Many know her as the “little flower” and for her “little way” spirituality. Since her canonization in 1925 many churches and homes have been adorned with her statue in honor of the many promises and favors that were answered through her prayer and example.
Please find a brief biography of Saint Therese and an awe-inspiring message from her autobiography!
SAINT THERESE OF LISIEUX
At the age of 14, on Christmas Eve in 1886, Therese had a conversion that transformed her life. From then on, her powerful energy and sensitive spirit were turned toward love, instead of keeping herself happy. At 15, she entered the Carmelite convent in Lisieux to give her whole life to God. She took the religious name Sister Therese of the Child Jesus and the Holy Face. Living a hidden, simple life of prayer, she was gifted with great intimacy with God. Through sickness and dark nights of doubt and fear, she remained faithful to God, rooted in His merciful love. After a long struggle with tuberculosis, she died on September 30, 1897, at the age of 24. Her last words were the story of her life: “My God, I love You!”
The world came to know Therese through her autobiography, “Story of a Soul”. She described her life as a “little way of spiritual childhood.” She lived each day with an unshakable confidence in God’s love. “What matters in life,” she wrote, “is not great deeds, but great love.” Therese lived and taught a spirituality of attending to everyone and everything well and with love. She believed that just as a child becomes enamored with what is before her, we should also have a childlike focus and totally attentive love. Therese’s spirituality is of doing the ordinary, with extraordinary love.
She loved flowers and saw herself as the “little flower of Jesus,” who gave glory to God by just being her beautiful little self among all the other flowers in God’s garden. Because of this beautiful analogy, the title “little flower” remained with St. Therese.
Her inspiration and powerful presence from heaven touched many people very quickly. She was canonized by Pope Pius XI on May 17, 1925. Had she lived, she would have been only 52 years old when she was declared a Saint.
“My mission – to make God loved – will begin after my death,” she said. “I will spend my heaven doing good on earth. I will let fall a shower of roses.” Roses have been described and experienced as Saint Therese’s signature. Countless millions have been touched by her intercession and imitate her “little way.” She has been acclaimed “the greatest saint of modern times.” In 1997, Pope John Paul II declared St. Therese a Doctor of the Church – the only Doctor of his pontificate – in tribute to the powerful way her spirituality has influenced people all over the world.
From the autobiography of St. Thérèse of Lisieux
In the heart of the church I will be love
Since my longing for martyrdom was powerful and unsettling, I turned to the epistles of St Paul in the hope of finally finding an answer. By chance the 12th and 13th chapters of the 1st epistle to the Corinthians caught my attention, and in the first section I read that not everyone can be an apostle, prophet or teacher, that the Church is composed of a variety of members, and that the eye cannot be the hand. Even with such an answer revealed before me, I was not satisfied and did not find peace.

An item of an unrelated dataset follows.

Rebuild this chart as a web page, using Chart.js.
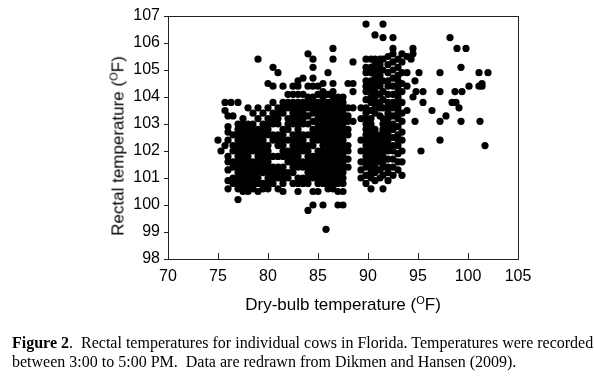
<!DOCTYPE html>
<html>
<head>
<meta charset="utf-8">
<script src="https://cdn.jsdelivr.net/npm/chart.js@4/dist/chart.umd.min.js"></script>
<style>
  body { margin: 0; background: #fff; }
  #wrap { position: relative; width: 595px; height: 379px; overflow: hidden; }
  #myChart { position: absolute; left: 0; top: 0; }
  .axis-title { position: absolute; font-family: 'Liberation Sans', Arial, sans-serif; font-size: 17px; line-height: 17px; color: #000; white-space: nowrap; }
  .axis-title sup { font-size: 11px; vertical-align: 6px; line-height: 0; }
  #xTitle { left: 143px; width: 400px; top: 296px; text-align: center; }
  #yTitle { left: 118px; top: 146px; transform: translate(-50%, -50%) rotate(-90deg); }
  #caption { position: absolute; left: 12px; top: 333px; width: 595px; font-family: 'Liberation Serif', 'Times New Roman', serif; font-size: 16px; line-height: 19px; color: #000; white-space: nowrap; }
</style>
</head>
<body>
<div id="wrap">
  <canvas id="myChart" width="595" height="379"></canvas>
  <div class="axis-title" id="xTitle">Dry-bulb temperature (<sup>O</sup>F)</div>
  <div class="axis-title" id="yTitle">Rectal temperature (<sup>O</sup>F)</div>
  <div id="caption"><b>Figure 2</b>.&nbsp; Rectal temperatures for individual cows in Florida. Temperatures were recorded<br>between 3:00 to 5:00 PM.&nbsp; Data are redrawn from Dikmen and Hansen (2009).</div>
</div>
<script>
// dry-bulb temperature of each column of readings (F)
let dryBulb = [
  75.0, 75.3, 75.7, 76.0, 76.3, 76.5, 77.0, 77.5, 78.0, 78.5, 79.0, 79.5,
  80.0, 80.5, 81.0, 81.5, 82.0, 82.5, 83.0, 83.5, 84.0, 84.5, 85.0, 85.5, 85.8,
  86.0, 86.5, 87.0, 87.5, 88.0, 88.5,
  89.3, 89.8, 90.3, 90.7, 91.2, 91.5, 92.0, 92.5, 93.0, 93.4, 93.9,
  94.3, 94.5, 94.7, 94.8, 95.1, 95.3, 95.5, 96.4, 97.2, 97.8, 98.2, 98.4,
  98.7, 98.8, 98.9, 99.1, 99.3, 99.4, 99.8, 100.1, 101.1, 101.2, 101.4, 101.7, 102.0
];

// rectal temperatures recorded at each dry-bulb temperature (F)
let rectal = [
  [102.4],
  [102.0],
  [103.8, 103.5, 102.2],
  [103.3, 102.9, 102.7, 102.4, 101.8, 101.6, 101.3, 100.9, 100.6],
  [103.8],
  [103.3, 102.6, 102.2, 102.0, 101.6, 101.4, 101.0, 100.8],
  [103.8, 103.0, 102.8, 102.6, 102.4, 102.2, 102.0, 101.8, 101.6, 101.4, 101.2, 101.0, 100.8, 100.6, 100.2],
  [103.2, 103.0, 102.8, 102.6, 102.4, 102.2, 102.0, 101.8, 101.6, 101.4, 101.2, 101.0, 100.8, 100.6, 100.5],
  [103.6, 103.0, 102.8, 102.6, 102.4, 102.2, 102.0, 101.8, 101.6, 101.4, 101.2, 101.0, 100.8, 100.6, 100.5],
  [103.4, 103.0, 102.8, 102.6, 102.4, 102.2, 102.0, 101.6, 101.4, 101.2, 101.0, 100.8, 100.6],
  [105.4, 103.6, 103.2, 102.8, 102.6, 102.4, 102.2, 102.0, 101.8, 101.6, 101.4, 101.2, 101.0, 100.8, 100.5],
  [103.4, 103.0, 102.8, 102.6, 102.4, 102.2, 102.0, 101.8, 101.6, 101.4, 101.2, 100.8, 100.6],
  [104.5, 103.6, 103.2, 103.0, 102.8, 102.6, 102.2, 102.0, 101.8, 101.6, 101.4, 101.2, 101.0, 100.8, 100.6],
  [105.1, 104.4, 103.8, 103.4, 103.2, 103.0, 102.6, 102.4, 101.8, 101.4, 101.2, 101.0, 100.8],
  [104.9, 103.6, 103.4, 103.2, 103.0, 102.6, 102.4, 102.2, 101.8, 101.4, 101.2, 101.0, 100.6],
  [104.4, 103.8, 103.6, 103.4, 102.8, 102.6, 102.4, 102.2, 102.0, 101.8, 101.4, 101.2, 101.0, 100.8, 100.5],
  [104.1, 103.8, 103.6, 103.2, 103.0, 102.8, 102.4, 102.0, 101.8, 101.6, 101.2, 101.0],
  [104.4, 104.1, 103.8, 103.6, 103.4, 103.2, 103.0, 102.6, 102.4, 102.2, 102.0, 101.8, 101.6, 101.4, 101.2, 100.8],
  [104.6, 104.4, 104.1, 103.8, 103.6, 103.4, 103.2, 103.0, 102.8, 102.6, 102.4, 102.2, 102.0, 101.8, 101.6, 101.4, 101.0, 100.8, 100.5],
  [104.7, 104.1, 103.8, 103.6, 103.4, 103.2, 103.0, 102.6, 102.4, 102.2, 102.0, 101.6, 101.4, 101.0, 100.8],
  [105.6, 104.4, 104.0, 103.8, 103.6, 103.3, 103.0, 102.6, 102.2, 102.0, 101.8, 101.6, 101.4, 101.2, 101.0, 100.8, 99.8],
  [105.4, 105.1, 104.7, 104.4, 104.0, 103.8, 103.6, 103.4, 103.1, 102.8, 102.6, 102.4, 102.2, 101.8, 101.6, 101.4, 101.2, 101.0, 100.5, 100.0],
  [104.4, 104.1, 103.8, 103.6, 103.4, 103.2, 103.0, 102.8, 102.6, 102.4, 102.0, 101.8, 101.6, 101.4, 101.2, 101.0, 100.8, 100.5],
  [104.5, 104.2, 104.0, 103.8, 103.6, 103.4, 103.2, 103.0, 102.8, 102.6, 102.4, 102.2, 102.0, 101.8, 101.6, 101.4, 101.2, 101.0, 100.8, 100.0],
  [99.1],
  [104.9, 104.1, 103.8, 103.6, 103.4, 103.2, 103.0, 102.8, 102.6, 102.4, 102.2, 102.0, 101.8, 101.6, 101.4, 101.2, 101.0, 100.8, 100.6],
  [105.8, 105.4, 104.5, 104.2, 104.0, 103.8, 103.6, 103.4, 103.2, 103.0, 102.8, 102.6, 102.4, 102.2, 102.0, 101.8, 101.6, 101.4, 101.2, 101.0, 100.8, 100.6],
  [104.0, 103.8, 103.6, 103.4, 103.2, 103.0, 102.8, 102.6, 102.4, 102.2, 102.0, 101.8, 101.6, 101.4, 101.2, 101.0, 100.8, 100.5, 100.0],
  [104.0, 103.8, 103.6, 103.4, 103.2, 103.0, 102.8, 102.6, 102.4, 102.2, 102.0, 101.8, 101.6, 101.4, 101.2, 101.0, 100.8, 100.5, 100.0],
  [104.5, 103.6, 103.3, 103.1, 102.8, 102.6, 102.2, 102.0, 101.7, 101.4],
  [105.3, 104.5, 104.2, 103.6, 103.1],
  [103.6, 103.2, 102.4, 102.0, 101.6, 101.3, 101.0],
  [106.7, 105.4, 105.1, 104.9, 104.6, 104.4, 104.2, 103.9, 103.6, 103.4, 103.2, 103.0, 102.8, 102.6, 102.4, 102.2, 102.0, 101.8, 101.6, 101.4, 101.1, 100.8],
  [105.4, 105.1, 104.9, 104.6, 104.4, 104.2, 104.0, 103.8, 103.5, 103.2, 103.0, 102.8, 102.6, 102.4, 102.2, 102.0, 101.8, 101.6, 101.4, 101.2, 101.0, 100.6],
  [106.3, 105.4, 105.2, 105.0, 104.8, 104.6, 104.4, 104.2, 104.0, 103.8, 103.6, 103.4, 102.8, 102.6, 102.4, 102.2, 102.0, 101.8, 101.6, 101.4, 101.2, 100.9],
  [105.4, 105.2, 105.0, 104.8, 104.6, 104.4, 104.1, 103.8, 103.6, 103.3, 102.6, 102.4, 102.2, 102.0, 101.8, 101.6, 101.3, 101.0],
  [106.7, 106.2, 105.4, 105.0, 104.6, 104.2, 103.9, 103.6, 103.2, 103.0, 102.8, 102.6, 102.4, 102.2, 102.0, 101.8, 101.6, 101.4, 101.1, 100.6],
  [105.5, 105.2, 104.9, 104.6, 104.4, 104.1, 103.8, 103.6, 103.4, 103.2, 103.0, 102.8, 102.6, 102.4, 102.2, 102.0, 101.7, 101.4, 101.2, 100.9],
  [106.2, 105.8, 105.6, 105.3, 105.0, 104.7, 104.4, 104.1, 103.8, 103.6, 103.3, 103.0, 102.8, 102.5, 102.2, 102.0, 101.7, 101.4, 101.1],
  [105.4, 105.1, 104.8, 104.6, 104.4, 104.2, 104.0, 103.8, 103.6, 103.4, 103.2, 102.9, 102.6, 102.4, 102.2, 101.9, 101.6, 101.3],
  [105.6, 105.3, 104.9, 104.5, 104.2, 103.8, 103.4, 103.1, 102.7, 102.4, 102.0, 101.6, 101.1],
  [105.5, 104.9, 104.4, 103.5],
  [105.4],
  [105.8, 105.6, 104.0],
  [104.6, 103.1],
  [104.2],
  [104.9],
  [102.0],
  [104.2, 103.8],
  [103.5],
  [104.9, 104.2, 103.1, 102.4],
  [103.3],
  [106.2],
  [103.8],
  [104.2],
  [103.8],
  [105.8],
  [103.6],
  [105.1, 103.1],
  [104.2],
  [105.8],
  [104.4],
  [104.9, 104.4],
  [103.1],
  [104.5, 104.4],
  [102.2],
  [104.9]
];

let xTicks = [70, 75, 80, 85, 90, 95, 100, 105];
let yTicks = [98, 99, 100, 101, 102, 103, 104, 105, 106, 107];

let points = [];
dryBulb.forEach((x, i) => rectal[i].forEach(y => points.push({ x: x, y: y })));

// box around the plot and x ticks pointing inward
let frame = {
  id: 'frame',
  afterDraw(chart) {
    let ctx = chart.ctx;
    let a = chart.chartArea;
    let xs = chart.scales.x;
    ctx.save();
    ctx.strokeStyle = '#222';
    ctx.lineWidth = 1;
    ctx.strokeRect(Math.round(a.left) + 0.5, Math.round(a.top) + 0.5, Math.round(a.width), Math.round(a.height));
    ctx.beginPath();
    xTicks.forEach(v => {
      let px = Math.round(xs.getPixelForValue(v)) + 0.5;
      ctx.moveTo(px, a.bottom);
      ctx.lineTo(px, a.bottom - 6);
    });
    ctx.stroke();
    ctx.restore();
  }
};

let tickFont = { family: "'Liberation Sans', Arial, sans-serif", size: 16 };

let myChart = new Chart(document.getElementById('myChart'), {
  type: 'scatter',
  data: {
    datasets: [{
      data: points,
      backgroundColor: '#000',
      borderWidth: 0,
      pointRadius: 3.6,
      pointHoverRadius: 3.6
    }]
  },
  options: {
    responsive: false,
    animation: false,
    events: [],
    layout: { autoPadding: false, padding: { left: 0, top: 16, right: 77, bottom: 0 } },
    plugins: { legend: { display: false }, tooltip: { enabled: false } },
    scales: {
      x: {
        type: 'linear',
        min: 70,
        max: 105,
        afterFit: s => { s.height = 120; },
        afterBuildTicks: s => { s.ticks = xTicks.map(v => ({ value: v })); },
        grid: { display: false, drawTicks: false },
        border: { display: false },
        ticks: { color: '#000', font: tickFont, padding: 8, maxRotation: 0 }
      },
      y: {
        type: 'linear',
        min: 98,
        max: 107,
        afterFit: s => { s.width = 168; },
        afterBuildTicks: s => { s.ticks = yTicks.map(v => ({ value: v })); },
        grid: { drawOnChartArea: false, tickLength: 4, color: '#222' },
        border: { display: false },
        ticks: { color: '#000', font: tickFont, padding: 4 }
      }
    }
  },
  plugins: [frame]
});
</script>
</body>
</html>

I persevered in the reading and did not let my mind wander until I found this encouraging theme: Set your desires on the greater gifts. And I will show you the way which surpasses all others. For the Apostle insists that the greater gifts are nothing at all without love and that this same love is surely the best path leading directly to God. At length I had found peace of mind.
When I had looked upon the mystical body of the Church, I recognised myself in none of the members which St Paul described, and what is more, I desired to distinguish myself more favourably within the whole body. Love appeared to me to be the hinge for my vocation. Indeed, I knew that the Church had a body composed of various members, but in this body the necessary and more noble member was not lacking; I knew that the Church had a heart and that such a heart appeared to be aflame with love. I knew that one love drove the members of the Church to action, that if this love were extinguished, the apostles would have proclaimed the Gospel no longer, the martyrs would have shed their blood no more. I saw and realised that love sets off the bounds of all vocations, that love is everything, that this same love embraces every time and every place. In one word, that love is everlasting.
Then, nearly ecstatic with the supreme joy in my soul, I proclaimed: O Jesus, my love, at last I have found my calling: my call is love. Certainly, I have found my place in the Church, and you gave me that very place, my God. In the heart of the Church, my mother, I will be love, and thus I will be all things, as my desire finds its direction.